+++ Records shown
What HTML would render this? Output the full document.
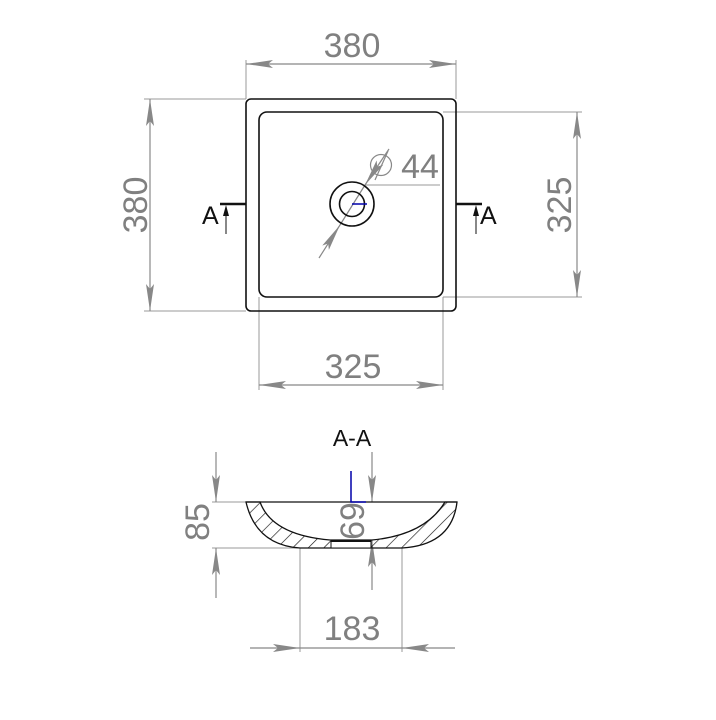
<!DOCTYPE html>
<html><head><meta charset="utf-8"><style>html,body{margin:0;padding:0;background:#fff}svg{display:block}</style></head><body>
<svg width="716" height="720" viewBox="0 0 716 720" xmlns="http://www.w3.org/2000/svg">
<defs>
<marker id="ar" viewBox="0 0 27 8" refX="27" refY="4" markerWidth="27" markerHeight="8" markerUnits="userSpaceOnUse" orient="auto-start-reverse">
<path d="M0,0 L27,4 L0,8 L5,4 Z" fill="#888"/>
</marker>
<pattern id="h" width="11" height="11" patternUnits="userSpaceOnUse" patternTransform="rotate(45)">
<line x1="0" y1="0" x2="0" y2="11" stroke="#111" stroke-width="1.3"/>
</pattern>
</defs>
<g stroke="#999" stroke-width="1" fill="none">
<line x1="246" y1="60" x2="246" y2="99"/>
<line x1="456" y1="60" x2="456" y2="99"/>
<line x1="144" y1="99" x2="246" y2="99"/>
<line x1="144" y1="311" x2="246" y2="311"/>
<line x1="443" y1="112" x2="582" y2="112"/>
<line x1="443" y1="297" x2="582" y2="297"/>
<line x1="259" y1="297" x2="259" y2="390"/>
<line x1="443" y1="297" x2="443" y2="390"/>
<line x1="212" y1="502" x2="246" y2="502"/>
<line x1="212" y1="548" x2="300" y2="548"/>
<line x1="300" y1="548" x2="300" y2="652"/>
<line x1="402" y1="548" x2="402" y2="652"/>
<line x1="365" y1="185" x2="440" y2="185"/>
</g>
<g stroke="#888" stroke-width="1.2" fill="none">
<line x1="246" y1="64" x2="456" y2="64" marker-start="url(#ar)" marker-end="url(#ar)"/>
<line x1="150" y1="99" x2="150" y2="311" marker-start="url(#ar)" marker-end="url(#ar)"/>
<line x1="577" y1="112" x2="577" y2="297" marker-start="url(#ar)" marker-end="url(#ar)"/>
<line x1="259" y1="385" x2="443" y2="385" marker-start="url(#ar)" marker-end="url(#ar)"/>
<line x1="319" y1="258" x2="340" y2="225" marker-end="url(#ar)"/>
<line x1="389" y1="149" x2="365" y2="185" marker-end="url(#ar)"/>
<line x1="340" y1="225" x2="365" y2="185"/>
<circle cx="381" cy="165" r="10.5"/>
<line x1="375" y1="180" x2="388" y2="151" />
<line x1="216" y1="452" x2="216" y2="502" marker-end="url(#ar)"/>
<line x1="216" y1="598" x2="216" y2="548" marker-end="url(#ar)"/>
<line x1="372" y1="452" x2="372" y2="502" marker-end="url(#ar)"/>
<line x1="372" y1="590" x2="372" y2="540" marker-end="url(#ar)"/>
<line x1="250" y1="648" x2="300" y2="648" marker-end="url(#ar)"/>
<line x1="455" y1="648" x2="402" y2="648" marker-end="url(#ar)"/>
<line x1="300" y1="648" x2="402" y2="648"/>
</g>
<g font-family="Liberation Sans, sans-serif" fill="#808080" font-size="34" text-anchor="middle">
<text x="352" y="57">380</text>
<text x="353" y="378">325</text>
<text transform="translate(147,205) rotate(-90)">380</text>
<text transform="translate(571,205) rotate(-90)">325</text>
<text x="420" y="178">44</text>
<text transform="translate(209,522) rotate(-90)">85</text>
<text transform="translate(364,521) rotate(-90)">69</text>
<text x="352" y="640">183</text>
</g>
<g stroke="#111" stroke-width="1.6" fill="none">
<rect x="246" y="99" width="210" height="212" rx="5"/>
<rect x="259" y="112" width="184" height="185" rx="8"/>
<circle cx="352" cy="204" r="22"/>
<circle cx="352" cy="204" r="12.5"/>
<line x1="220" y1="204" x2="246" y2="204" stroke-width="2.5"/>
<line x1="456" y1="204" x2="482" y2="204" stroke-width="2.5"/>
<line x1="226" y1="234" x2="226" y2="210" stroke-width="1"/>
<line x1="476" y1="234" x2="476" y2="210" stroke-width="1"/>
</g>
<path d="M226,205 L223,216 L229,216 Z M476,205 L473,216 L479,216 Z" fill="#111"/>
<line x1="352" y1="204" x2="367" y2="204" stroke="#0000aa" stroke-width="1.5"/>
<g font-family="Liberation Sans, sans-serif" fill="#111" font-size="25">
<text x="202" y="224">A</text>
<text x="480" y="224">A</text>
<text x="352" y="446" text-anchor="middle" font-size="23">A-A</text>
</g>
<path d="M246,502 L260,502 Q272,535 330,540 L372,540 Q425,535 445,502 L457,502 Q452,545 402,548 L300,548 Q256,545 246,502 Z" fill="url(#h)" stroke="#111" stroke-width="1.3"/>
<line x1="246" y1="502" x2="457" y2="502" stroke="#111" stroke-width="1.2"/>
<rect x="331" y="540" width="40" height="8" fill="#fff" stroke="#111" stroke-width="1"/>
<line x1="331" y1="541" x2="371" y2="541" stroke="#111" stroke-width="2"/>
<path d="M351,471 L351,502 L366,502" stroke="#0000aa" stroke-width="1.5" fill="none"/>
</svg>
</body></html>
++++++
+++ Records shown
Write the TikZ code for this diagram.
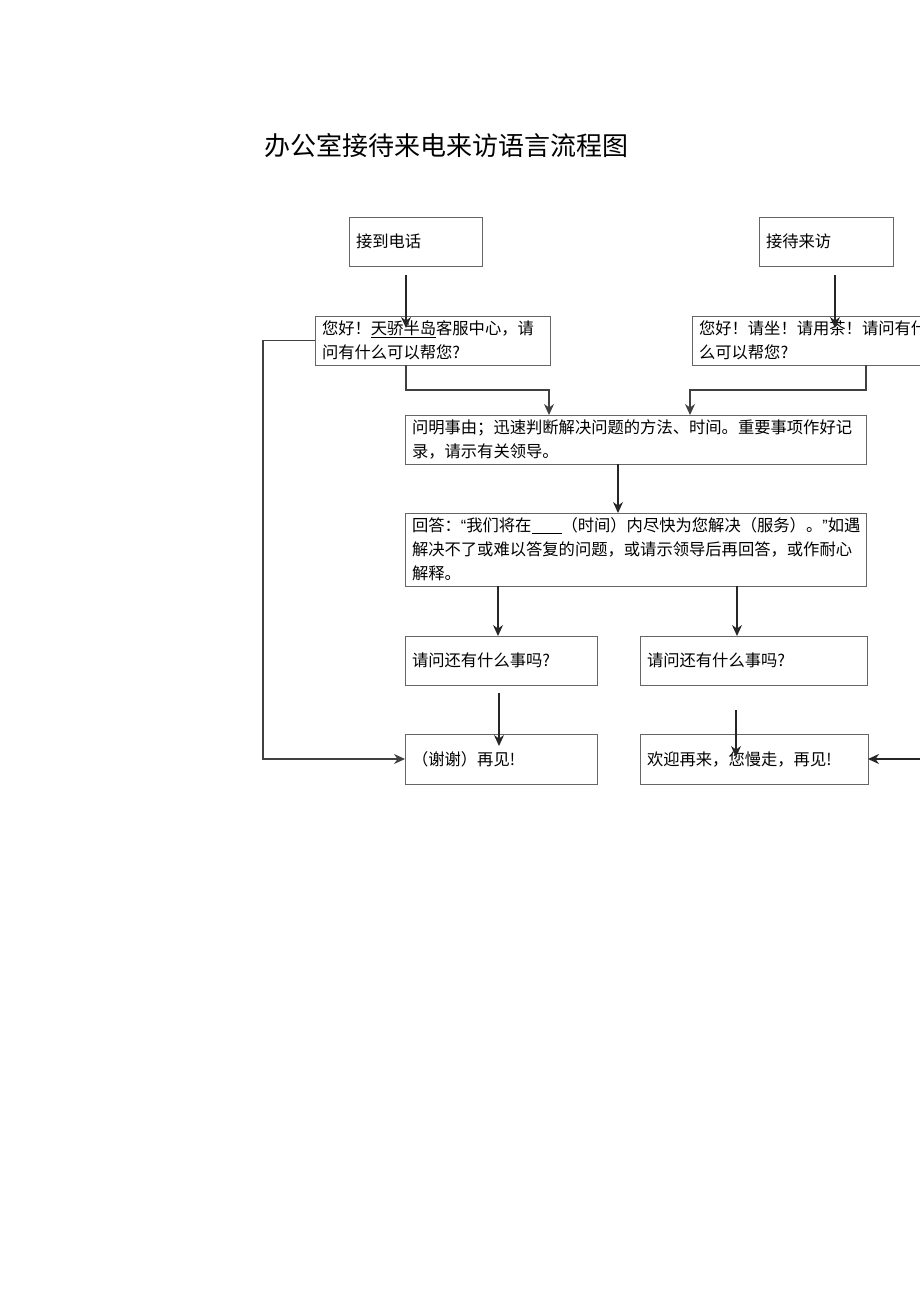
++++++
Goal — Copy out every line from the records that has the word "this".

Complete output —
What HTML would render this? Output the full document.
Write the TikZ code for this diagram.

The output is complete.